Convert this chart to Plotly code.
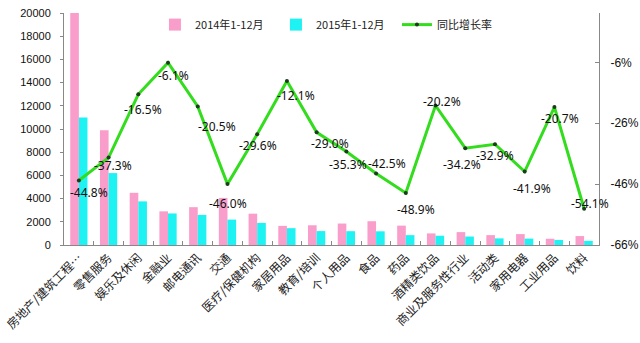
import plotly.graph_objects as go

categories = ["房地产/建筑工程…", "零售服务", "娱乐及休闲", "金融业", "邮电通讯", "交通",
              "医疗/保健机构", "家居用品", "教育/培训", "个人用品", "食品", "药品",
              "酒精类饮品", "商业及服务性行业", "活动类", "家用电器", "工业用品", "饮料"]
v2014 = [20000, 9900, 4500, 2900, 3260, 4060, 2700, 1650, 1700, 1850, 2050, 1670,
         1000, 1110, 850, 940, 540, 770]
v2015 = [11000, 6200, 3760, 2720, 2590, 2190, 1900, 1450, 1200, 1190, 1180, 850,
         800, 730, 570, 550, 430, 355]
growth = [-44.8, -37.3, -16.5, -6.1, -20.5, -46.0, -29.6, -12.1, -29.0, -35.3, -42.5,
          -48.9, -20.2, -34.2, -32.9, -41.9, -20.7, -54.1]
growth_labels = ["%.1f%%" % g for g in growth]

# label pixel offsets (style only)
label_dx = [10, 4, 5, 5, 19, 1, 1, 9, 13, 2, 11, 10, 6, -3, 0, 7, 6, 6]
label_dy = [-12, -8, -15, -13, -20, -19, -11, -15, -11, -13, 10, -17, 4, -16, -11, -17, -11, 5]

y_left_ticks = list(range(0, 20001, 2000))
y_right_ticks = [-66, -46, -26, -6]

fig = go.Figure()
fig.add_trace(go.Bar(x=categories, y=v2014, name="2014年1-12月", marker_color="#F99DCB",
                     marker_line_width=0))
fig.add_trace(go.Bar(x=categories, y=v2015, name="2015年1-12月", marker_color="#1FF2F2",
                     marker_line_width=0))
fig.add_trace(go.Scatter(x=categories, y=growth, name="同比增长率", yaxis="y2",
                         mode="lines+markers", line=dict(color="#33DD1E", width=3),
                         marker=dict(color="#1C3A1C", size=4)))

for c, g, t, dx, dy in zip(categories, growth, growth_labels, label_dx, label_dy):
    fig.add_annotation(x=c, y=g, yref="y2", text=t, showarrow=False,
                       xshift=dx, yshift=dy,
                       font=dict(family="Noto Sans", size=12, color="#111111"))

fig.update_layout(
    width=640, height=343,
    margin=dict(l=64, r=41, t=10, b=98),
    paper_bgcolor="white", plot_bgcolor="white",
    barmode="group", bargap=0.42, bargroupgap=0,
    showlegend=True,
    legend=dict(orientation="h", x=0.17, y=0.95, xanchor="left", yanchor="middle",
                font=dict(family="Noto Sans CJK SC", size=11, color="#222222"),
                bgcolor="rgba(0,0,0,0)", entrywidth=76, entrywidthmode="pixels",
                traceorder="normal"),
    xaxis=dict(type="category", range=[-0.5, len(categories) - 0.5], autorange=False,
               tickangle=-45, showline=True, linecolor="#888888",
               linewidth=1, ticks="inside", tickson="boundaries", ticklen=4,
               tickcolor="#888888", showgrid=False, automargin=False,
               tickfont=dict(family="Noto Sans CJK SC", size=12, color="#222222")),
    yaxis=dict(range=[0, 20000], autorange=False, tickvals=y_left_ticks,
               ticktext=[str(v) for v in y_left_ticks], showline=True,
               linecolor="#888888", ticks="outside", ticklen=3, tickcolor="#888888",
               showgrid=False, zeroline=False, automargin=False, ticklabelstandoff=7,
               tickfont=dict(family="Liberation Sans", size=11, color="#111111")),
    yaxis2=dict(range=[-66, 10.2], autorange=False, overlaying="y", side="right",
                tickvals=y_right_ticks,
                ticktext=["%d%%" % v for v in y_right_ticks], showline=True,
                linecolor="#888888", ticks="inside", ticklen=4, tickcolor="#888888",
                showgrid=False, zeroline=False, automargin=False, ticklabelstandoff=8,
                tickfont=dict(family="Liberation Sans", size=12, color="#111111")),
)

fig.write_html("out.html")
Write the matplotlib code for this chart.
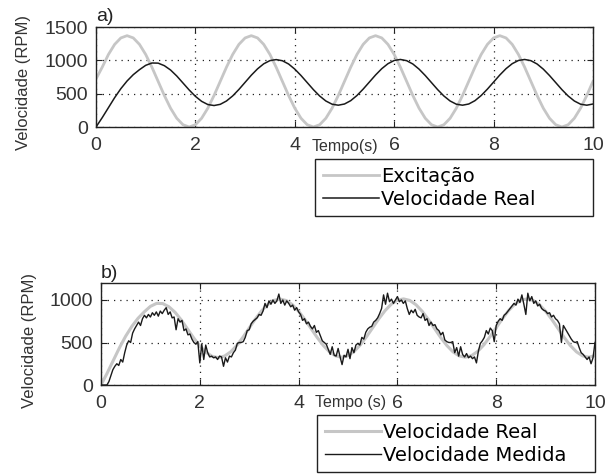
import numpy as np
import matplotlib
matplotlib.use("Agg")
import matplotlib.pyplot as plt
from matplotlib.transforms import blended_transform_factory

# ---- data -------------------------------------------------------------
tempo_a = np.linspace(0, 10, 81)          # 0.125 s sampling

excitacao = [
    720, 897, 1088, 1239, 1336, 1370, 1336, 1239, 1088, 897,
    685, 473, 282, 131, 34, 0, 34, 131, 282, 473,
    685, 897, 1088, 1239, 1336, 1370, 1336, 1239, 1088, 897,
    685, 473, 282, 131, 34, 0, 34, 131, 282, 473,
    685, 897, 1088, 1239, 1336, 1370, 1336, 1239, 1088, 897,
    685, 473, 282, 131, 34, 0, 34, 131, 282, 473,
    685, 897, 1088, 1239, 1336, 1370, 1336, 1239, 1088, 897,
    685, 473, 282, 131, 34, 0, 34, 131, 282, 473,
    685,
]

velocidade_real = [
    0, 140, 290, 440, 575, 690, 785, 860, 925, 960,
    958, 920, 855, 765, 660, 555, 460, 385, 337, 322,
    340, 390, 466, 563, 670, 777, 872, 948, 996, 1011,
    994, 945, 868, 772, 666, 560, 465, 390, 342, 327,
    345, 395, 472, 568, 674, 780, 875, 950, 998, 1013,
    995, 945, 868, 772, 666, 560, 465, 390, 342, 327,
    345, 395, 472, 568, 674, 780, 875, 950, 998, 1013,
    995, 945, 868, 772, 666, 560, 465, 390, 342, 327,
    345,
]

tempo_b = np.linspace(0, 10, 251)         # 0.04 s sampling

velocidade_medida = [
    0, 0, 0, 0, 40, 110, 180, 220, 250, 230, 300, 270, 380, 470, 520, 500, 610, 660, 700, 740, 700, 780, 820, 790, 830,
    800, 850, 820, 860, 810, 870, 840, 880, 910, 830, 860, 790, 800, 650, 780, 740, 760, 640, 660, 590, 600, 540, 500, 480, 510,
    260, 480, 300, 470, 380, 330, 340, 320, 330, 300, 340, 330, 220, 320, 270, 340, 330, 380, 410, 490, 500, 500, 510, 560, 640,
    650, 720, 750, 770, 790, 830, 820, 870, 960, 910, 990, 950, 1000, 960, 990, 1070, 960, 1000, 940, 990, 960, 920, 940, 880, 910,
    860, 830, 760, 780, 720, 740, 690, 660, 700, 620, 640, 580, 520, 500, 480, 420, 360, 450, 350, 340, 430, 330, 240, 350, 330,
    420, 310, 440, 380, 470, 490, 470, 560, 540, 620, 660, 680, 690, 740, 760, 790, 840, 900, 1060, 950, 1080, 980, 1010, 960, 1000,
    1040, 980, 1000, 960, 990, 900, 830, 880, 850, 890, 820, 800, 790, 840, 760, 780, 700, 740, 700, 710, 660, 640, 590, 620, 530,
    510, 500, 500, 510, 380, 440, 340, 450, 360, 330, 370, 320, 340, 310, 330, 260, 400, 490, 520, 560, 640, 600, 670, 640, 510,
    700, 750, 780, 760, 820, 840, 870, 900, 930, 960, 940, 1010, 970, 1060, 950, 830, 1080, 990, 1040, 960, 990, 930, 950, 900, 880,
    870, 840, 850, 800, 820, 780, 760, 720, 500, 700, 660, 620, 580, 540, 510, 500, 510, 440, 380, 360, 330, 300, 330, 250, 320,
    500,
]

x_ticks = [0, 2, 4, 6, 8, 10]
y_ticks_a = [0, 500, 1000, 1500]
y_ticks_b = [0, 500, 1000]

# ---- styling ------------------------------------------------------------
GRAY = "#c6c6c6"
DARK = "#1a1a1a"
EDGE = "#222222"
LABEL = "#333333"
TICK_FONT = "Liberation Sans"
LEGEND_FONT = {"family": "DejaVu Sans", "size": 14}

fig = plt.figure(figsize=(6.14, 4.74), dpi=100)
W, H = 614.0, 474.0


def px_axes(left, top, right, bottom):
    return fig.add_axes([left / W, 1 - bottom / H, (right - left) / W, (bottom - top) / H])


def style(ax, yticks, ylim):
    ax.set_xlim(0, 10)
    ax.set_ylim(*ylim)
    ax.set_xticks(x_ticks)
    ax.set_yticks(yticks)
    ax.tick_params(direction="in", length=4, width=0.8, top=True, right=True,
                   labelsize=14, color=EDGE, labelcolor=LABEL)
    ax.tick_params(axis="x", pad=7)
    ax.tick_params(axis="y", pad=6)
    for lab in ax.get_xticklabels() + ax.get_yticklabels():
        lab.set_fontfamily(TICK_FONT)
    ax.grid(True, color=EDGE, linestyle=(0, (1, 4)), linewidth=0.9)
    for s in ax.spines.values():
        s.set_linewidth(1.0)
        s.set_color(EDGE)


def legend(ax, left, top):
    ax.legend(loc="upper left", bbox_to_anchor=(left / W, 1 - top / H - 0.2, 278 / W, 0.2),
              bbox_transform=fig.transFigure, mode="expand", borderaxespad=0,
              prop=LEGEND_FONT, handlelength=2.9, handletextpad=0.1,
              borderpad=0.4, labelspacing=0.2, fancybox=False, framealpha=1,
              edgecolor=EDGE)


# ---- panel a ------------------------------------------------------------
ax_a = px_axes(96, 27, 593, 127)
ax_a.plot(tempo_a, excitacao, color=GRAY, lw=2.0, label="Excitação")
ax_a.plot(tempo_a, velocidade_real, color=DARK, lw=1.1, label="Velocidade Real")
style(ax_a, y_ticks_a, (0, 1500))
ax_a.set_ylabel("Velocidade (RPM)", fontfamily=TICK_FONT, fontsize=12, color=LABEL)
ax_a.yaxis.set_label_coords(-0.13, 0.445)
tr_a = blended_transform_factory(ax_a.transData, ax_a.transAxes)
ax_a.text(5.0, -0.19, "Tempo(s)", transform=tr_a, ha="center", va="center",
          fontfamily=TICK_FONT, fontsize=11.5, color=LABEL)
ax_a.annotate("a)", xy=(0, 1), xycoords="axes fraction", xytext=(0, 1.5),
              textcoords="offset points", ha="left", va="bottom",
              fontfamily=TICK_FONT, fontsize=14, color=EDGE)
legend(ax_a, 315, 159)

# ---- panel b ------------------------------------------------------------
ax_b = px_axes(101, 283, 595, 385)
ax_b.plot(tempo_a, velocidade_real, color=GRAY, lw=2.2, label="Velocidade Real")
ax_b.plot(tempo_b, velocidade_medida, color=DARK, lw=1.0, label="Velocidade Medida")
style(ax_b, y_ticks_b, (0, 1200))
ax_b.set_ylabel("Velocidade (RPM)", fontfamily=TICK_FONT, fontsize=12, color=LABEL)
ax_b.yaxis.set_label_coords(-0.13, 0.44)
tr_b = blended_transform_factory(ax_b.transData, ax_b.transAxes)
ax_b.text(5.05, -0.167, "Tempo (s)", transform=tr_b, ha="center", va="center",
          fontfamily=TICK_FONT, fontsize=11.5, color=LABEL)
ax_b.annotate("b)", xy=(0, 1), xycoords="axes fraction", xytext=(0, 1),
              textcoords="offset points", ha="left", va="bottom",
              fontfamily=TICK_FONT, fontsize=14, color=EDGE)
legend(ax_b, 317, 415)

fig.savefig("out.png", dpi=100)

● ● ● ● ● ● ●

Given exercise
Copy only the lines above from the one containing "Write the matplotlib code for this chart." through the one containing "from matplotlib.transforms import", both included. Leave out the pictures.

The output
Write the matplotlib code for this chart.
import numpy as np
import matplotlib
matplotlib.use("Agg")
import matplotlib.pyplot as plt
from matplotlib.transforms import blended_transform_factory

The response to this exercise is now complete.